During the meeting, the three envoys agreed “dialogue and diplomacy” was urgent to accomplish the complete denuclearization of the Korean Peninsula, according to South Korea’s Foreign Ministry. 

The envoys also discussed humanitarian assistance prospects, with Kim saying the US supports humanitarian aid to the North regardless of progress on denuclearization.

The US envoy has sent similar messages since he was appointed as US special representative for North Korea in May. In June, during his first trilateral meeting with Noh and Funakoshi in Seoul, Kim said the US was willing to meet North Korea for dialogue “anywhere, anytime, without preconditions.” 

In August alone, Kim and Noh met twice, and the US envoy reiterated his earlier position that he stands ready to meet his North Korean counterparts “anywhere, at any time.” 
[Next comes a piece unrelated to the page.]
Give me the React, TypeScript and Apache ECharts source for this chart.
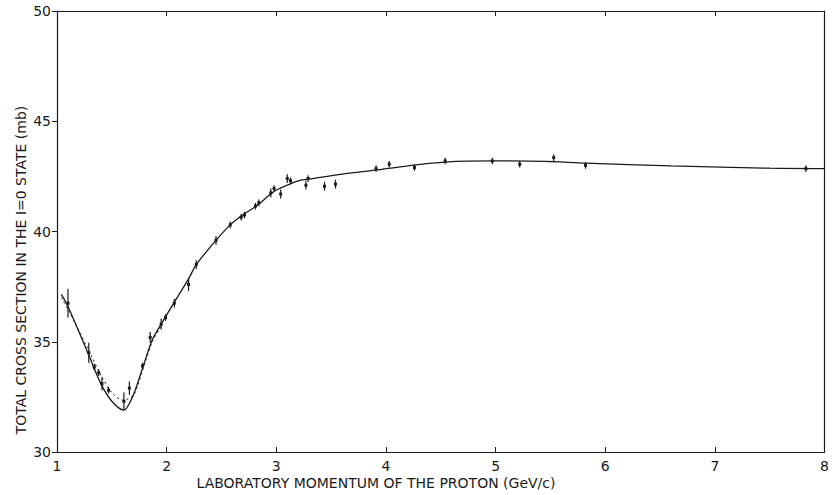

For months, the US has repeatedly called for dialogue with the North and held a series of consultations with the two Asian allies, but the North largely has remained unresponsive, including to Seoul’s offer of humanitarian assistance. 

North Korea watchers say mere words are not enough to get Pyongyang’s attention. If the Biden administration is serious about inducing Pyongyang to return to talks, they say, it needs to lift sanctions and stop the US-South Korea joint military exercises. 

“North Korea has long said that it will not return to talks until the US drops its ‘hostile’ policy toward Pyongyang, that is to cease joint military drills,” said Cheong Seong-chang, director of the Center for North Korean Studies at the Sejong Institute. “Pyongyang will not return to talks unless Washington is willing to make a concession in this regard or is ready to put this on the negotiating table.”

With the US and North Korea each unwilling to give the other what it wants, Cheong said, it is difficult to expect a breakthrough in the stalled talks. 

Despite the lack of progress in the deadlocked nuclear diplomacy with Pyongyang, analysts say Washington will continue to use the trilateral mechanism with Seoul and Tokyo to tackle the North Korean problem. 

“Through frequent trilateral sessions, the Biden administration seeks not only to solve North Korea’s nuclear issue, but also to hold China in check,” said Park Won-gon, a professor of North Korean Studies at Ewha Womans University. 

The Biden administration has put trilateral ties with Seoul and Tokyo at the center of its Asia policy, as it believes a security coalition of like-minded allies is key to tackling mounting challenges in the region, such as containing China’s aggression and North Korea’s nuclear ambitions.

“Trilateral cooperation is also essential for the defense of a rules-based order in Asia, in light of long-term challenges posed by China,” said Leif-Eric Easley, a professor of international studies at Ewha Womans University. “While Pyongyang rejects diplomacy and Beijing remains uncooperative, Washington, Seoul and Tokyo can work together to incentivize humanitarian engagement and deter military escalation.”

Since the Biden administration took office, Washington has initiated a series of three-way talks, something that rarely happened during the previous Trump era. 

In April, top security advisers from the three countries met in Washington to keep up pressure on North Korea to give up its nuclear and ballistic missile programs. 

The three countries’ foreign ministers met on the sidelines of the G-7 summit in London in May and pledged to continue close cooperation in dealing with the North.